Page MenuHomePhabricator

User reports Drydock not parallelizing working copy builds
Closed, ResolvedPublic

Description

A user reports that they ran "Test Configuration" in two browser windows on a large (15GB) repository, but found only one clone occurred and that the second test waited for the first test to finish.

Event Timeline

Sorry, this actually is expected, if the resource pool is totally empty to begin with. Here's why:

  • You start 2 requests.
  • We limit how fast resource pools are allowed to grow: if 10 requests come in at once, and they all need new resources, we won't start to build 10 new resources right away. This limit on allocating resources is currently ceil(1 + 25% of the active pool size). For example, if you have 0 resources, ceil(1 + 0) = 1 new resource is allowed to build concurrently. If you have 10 resources, ceil(1 + 2.5) = 4 resources are allowed to allocate concurrently.
  • The first request tries to build a new resource, and that's fine. It starts allocating.
  • The second request tries to build a new resource, but the resource is already at its allocation limit (ceil(0 + 1) = 1), so it waits.
  • The first request finishes, and runs the test. The test is very fast so it will generally finish very quickly.
  • The second request wakes up. What happens now depends on whether it wakes up before the first request finishes or not. If it wins, it will start allocating a second resource, then finish on the first resource. If it loses, it will just finish on the first resource.

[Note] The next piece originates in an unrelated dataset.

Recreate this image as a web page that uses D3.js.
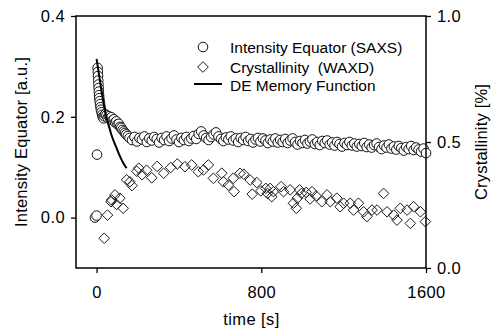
<!DOCTYPE html>
<html>
<head>
<meta charset="utf-8">
<script src="https://cdnjs.cloudflare.com/ajax/libs/d3/7.8.5/d3.min.js"></script>
<style>
  body { margin: 0; background: #fff; }
  svg { display: block; font-family: "Liberation Sans", Arial, sans-serif; }
</style>
</head>
<body>
<svg id="chart" width="495" height="331"></svg>
<script>
// SAXS intensity on the equator, [time s, a.u.]
var saxs = [
  [-8,0.000],[0,0.004],[2,0.125],[5,0.297],[6,0.289],[7,0.281],[8,0.272],[9,0.264],
  [10,0.257],[11,0.250],[12,0.243],[13,0.237],[15,0.231],[17,0.225],[19,0.219],[21,0.214],
  [24,0.209],[27,0.204],[30,0.200],[34,0.197],[38,0.201],[42,0.205],[48,0.203],[54,0.198],
  [60,0.201],[66,0.196],[72,0.199],[78,0.193],[84,0.195],[90,0.189],[96,0.191],[102,0.185],
  [108,0.186],[114,0.180],[120,0.178],[126,0.174],[132,0.171],[138,0.168],[144,0.165],
  [152,0.162],[160,0.158],
  [172,0.154],[184,0.160],[196,0.151],[208,0.158],[220,0.155],[232,0.161],[244,0.150],
  [256,0.157],[268,0.153],[280,0.160],[292,0.156],[304,0.149],[316,0.158],[328,0.154],
  [340,0.161],[352,0.152],[364,0.157],[376,0.163],[388,0.155],[400,0.150],[412,0.158],
  [424,0.154],[436,0.160],[448,0.152],[460,0.157],[472,0.162],[484,0.156],[496,0.166],
  [508,0.171],[520,0.163],[532,0.158],[544,0.154],[556,0.160],[568,0.165],[580,0.169],
  [592,0.161],[604,0.156],[616,0.152],[628,0.159],[640,0.155],[652,0.161],[664,0.153],
  [676,0.157],[688,0.150],[700,0.158],[712,0.154],[724,0.160],[736,0.152],[748,0.156],
  [760,0.149],[772,0.155],[784,0.158],[796,0.151],[808,0.157],[820,0.153],[832,0.148],
  [844,0.155],[856,0.151],[868,0.157],[880,0.149],[892,0.154],[904,0.150],[916,0.156],
  [928,0.148],[940,0.153],[952,0.157],[964,0.150],[976,0.145],[988,0.152],[1000,0.148],
  [1012,0.154],[1024,0.147],[1036,0.151],[1048,0.155],[1060,0.146],[1072,0.150],[1084,0.144],
  [1096,0.152],[1108,0.148],[1120,0.153],[1132,0.145],[1144,0.149],[1156,0.143],[1168,0.150],
  [1180,0.146],[1192,0.141],[1204,0.148],[1216,0.144],[1228,0.150],[1240,0.143],[1252,0.147],
  [1264,0.141],[1276,0.146],[1288,0.142],[1300,0.148],[1312,0.140],[1324,0.145],[1336,0.139],
  [1348,0.144],[1360,0.147],[1372,0.140],[1384,0.136],[1396,0.143],[1408,0.139],[1420,0.145],
  [1432,0.137],[1444,0.141],[1456,0.135],[1468,0.142],[1480,0.138],[1492,0.133],[1504,0.140],
  [1516,0.136],[1528,0.142],[1540,0.134],[1552,0.139],[1564,0.135],[1576,0.131],[1588,0.137],
  [1600,0.128]
];

// WAXD crystallinity, [time s, fraction]
var waxd = [
  [37,0.118],[53,0.210],[70,0.263],[73,0.270],[89,0.290],[97,0.252],[113,0.277],[129,0.237],
  [146,0.350],[162,0.342],[172,0.327],[195,0.384],[205,0.396],[221,0.370],[243,0.388],
  [268,0.358],[294,0.403],[326,0.376],[360,0.399],[392,0.413],[429,0.402],[462,0.409],
  [494,0.382],[519,0.389],[543,0.409],[567,0.356],[608,0.376],[616,0.342],[640,0.329],
  [664,0.356],[668,0.303],[697,0.376],[715,0.372],[746,0.349],[756,0.293],[778,0.339],
  [798,0.306],[822,0.316],[830,0.296],[843,0.316],[851,0.283],[859,0.303],[896,0.323],
  [908,0.303],[940,0.310],[956,0.257],[970,0.237],[975,0.277],[986,0.310],[995,0.296],
  [1018,0.300],[1037,0.274],[1046,0.303],[1066,0.286],[1094,0.263],[1119,0.290],[1135,0.263],
  [1167,0.277],[1183,0.243],[1200,0.257],[1232,0.257],[1248,0.230],[1272,0.257],[1297,0.223],
  [1313,0.204],[1338,0.230],[1362,0.230],[1394,0.296],[1411,0.223],[1443,0.210],[1459,0.190],
  [1475,0.237],[1508,0.230],[1524,0.177],[1540,0.243],[1573,0.223],[1597,0.184]
];

// DE memory function fit, [time s, a.u.]
var deFit = [
  [0,0.315],[10,0.288],[20,0.262],[30,0.236],[40,0.213],[50,0.196],[60,0.181],[70,0.167],
  [80,0.155],[90,0.145],[100,0.135],[110,0.125],[120,0.116],[130,0.108],[146,0.098]
];

var xTicks = [0, 800, 1600];
var yLeftTicks = [0.0, 0.2, 0.4];
var yRightTicks = [0.0, 0.5, 1.0];
var legendLabels = ["Intensity Equator (SAXS)", "Crystallinity  (WAXD)", "DE Memory Function"];

var svg = d3.select("#chart");
var margin = {top: 16, right: 69, bottom: 63, left: 76};
var W = 495 - margin.left - margin.right,
    H = 331 - margin.top - margin.bottom;

var g = svg.append("g")
    .attr("transform", "translate(" + margin.left + "," + margin.top + ")");

var x = d3.scaleLinear().domain([-100, 1600]).range([0, W]);
var yL = d3.scaleLinear().domain([-0.1, 0.4]).range([H, 0]);
var yR = d3.scaleLinear().domain([0, 1]).range([H, 0]);

function styleAxis(sel) {
    sel.select(".domain").remove();
    sel.selectAll(".tick line").attr("stroke", "#000").attr("stroke-width", 1.3);
    sel.selectAll(".tick text")
        .attr("font-size", 16.5)
        .attr("letter-spacing", 0.4)
        .attr("fill", "#000");
}

g.append("g")
    .call(d3.axisLeft(yL).tickValues(yLeftTicks).tickSize(5).tickPadding(6)
        .tickFormat(d3.format(".1f")))
    .call(styleAxis);

g.append("g")
    .attr("transform", "translate(" + W + ",0)")
    .call(d3.axisRight(yR).tickValues(yRightTicks).tickSize(5).tickPadding(6)
        .tickFormat(d3.format(".1f")))
    .call(styleAxis);

g.append("g")
    .attr("transform", "translate(0," + H + ")")
    .call(d3.axisBottom(x).tickValues(xTicks).tickSize(5).tickPadding(13)
        .tickFormat(d3.format("d")))
    .call(styleAxis);

// crystallinity diamonds
var dsz = 5.3;
var diamond = "M0," + (-dsz) + "L" + dsz + ",0L0," + dsz + "L" + (-dsz) + ",0Z";
g.append("g").selectAll("path")
    .data(waxd)
  .enter().append("path")
    .attr("d", diamond)
    .attr("transform", function(d) {
        return "translate(" + x(d[0]) + "," + yR(d[1]) + ")";
    })
    .attr("fill", "none")
    .attr("stroke", "#1a1a1a")
    .attr("stroke-width", 1);

// SAXS circles
g.append("g").selectAll("circle")
    .data(saxs)
  .enter().append("circle")
    .attr("cx", function(d) { return x(d[0]); })
    .attr("cy", function(d) { return yL(d[1]); })
    .attr("r", 4.8)
    .attr("fill", "#fff")
    .attr("stroke", "#111")
    .attr("stroke-width", 1);

// fit line
var line = d3.line()
    .x(function(d) { return x(d[0]); })
    .y(function(d) { return yL(d[1]); })
    .curve(d3.curveMonotoneX);

g.append("path")
    .datum(deFit)
    .attr("d", line)
    .attr("fill", "none")
    .attr("stroke", "#000")
    .attr("stroke-width", 2);

// frame
g.append("rect")
    .attr("width", W).attr("height", H)
    .attr("fill", "none")
    .attr("stroke", "#000")
    .attr("stroke-width", 1.5);

// legend
var lg = svg.append("g");
var legY = [47, 67, 85];
lg.append("circle").attr("cx", 203).attr("cy", legY[0]).attr("r", 4.8)
    .attr("fill", "#fff").attr("stroke", "#111").attr("stroke-width", 1);
lg.append("path")
    .attr("d", diamond)
    .attr("transform", "translate(203," + legY[1] + ")")
    .attr("fill", "none").attr("stroke", "#1a1a1a").attr("stroke-width", 1);
lg.append("line").attr("x1", 194).attr("x2", 222).attr("y1", legY[2] - 1).attr("y2", legY[2] - 1)
    .attr("stroke", "#000").attr("stroke-width", 2);
lg.selectAll("text")
    .data(legendLabels)
  .enter().append("text")
    .attr("x", 230)
    .attr("y", function(d, i) { return legY[i] + 5.5; })
    .attr("font-size", 15.5)
    .attr("xml:space", "preserve")
    .style("white-space", "pre")
    .text(function(d) { return d; });

// axis titles
svg.append("text")
    .attr("transform", "translate(27," + (margin.top + H / 2) + ") rotate(-90)")
    .attr("text-anchor", "middle")
    .attr("font-size", 16.5)
    .attr("letter-spacing", 0.2)
    .text("Intensity Equator [a.u.]");

svg.append("text")
    .attr("transform", "translate(487," + (margin.top + H / 2) + ") rotate(-90)")
    .attr("text-anchor", "middle")
    .attr("font-size", 16.5)
    .attr("letter-spacing", 0.2)
    .text("Crystallinity [%]");

svg.append("text")
    .attr("x", 251.5)
    .attr("y", 325)
    .attr("text-anchor", "middle")
    .attr("font-size", 16.5)
    .attr("letter-spacing", 0.4)
    .text("time [s]");
</script>
</body>
</html>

If you add more requests, you can get the pool to expand further. For example, if you have a third request, it will likely start building a second resource once it wakes up (although it will probably actually execute on the first resource, which will likely become available sooner than the second resource does, and it may not wake up until both other requests are done).

This won't normally affect parallelism because you'll normally have a larger pool size (say, 20) which allows ceil(1 + 5) = 6 simultaneous allocations, and most operations will not need to perform allocations (since they can reuse existing working copies). The expectation is that it only affects things when a lot of unusual requests arrive at once (e.g., 100 requests to do builds on a repository that no one ever uses). In that case, the expectation is that you probably want the throttling in most cases: you don't want to convert the whole pool over to the weird repository immediately.

Does that make sense? Are you seeing any issues outside of a testing/empty-pool environment?

(And, obviously, all of this could be way more clear in the UI.)

Okay, I am able to expand further by adding more requests. Thanks for the explaining!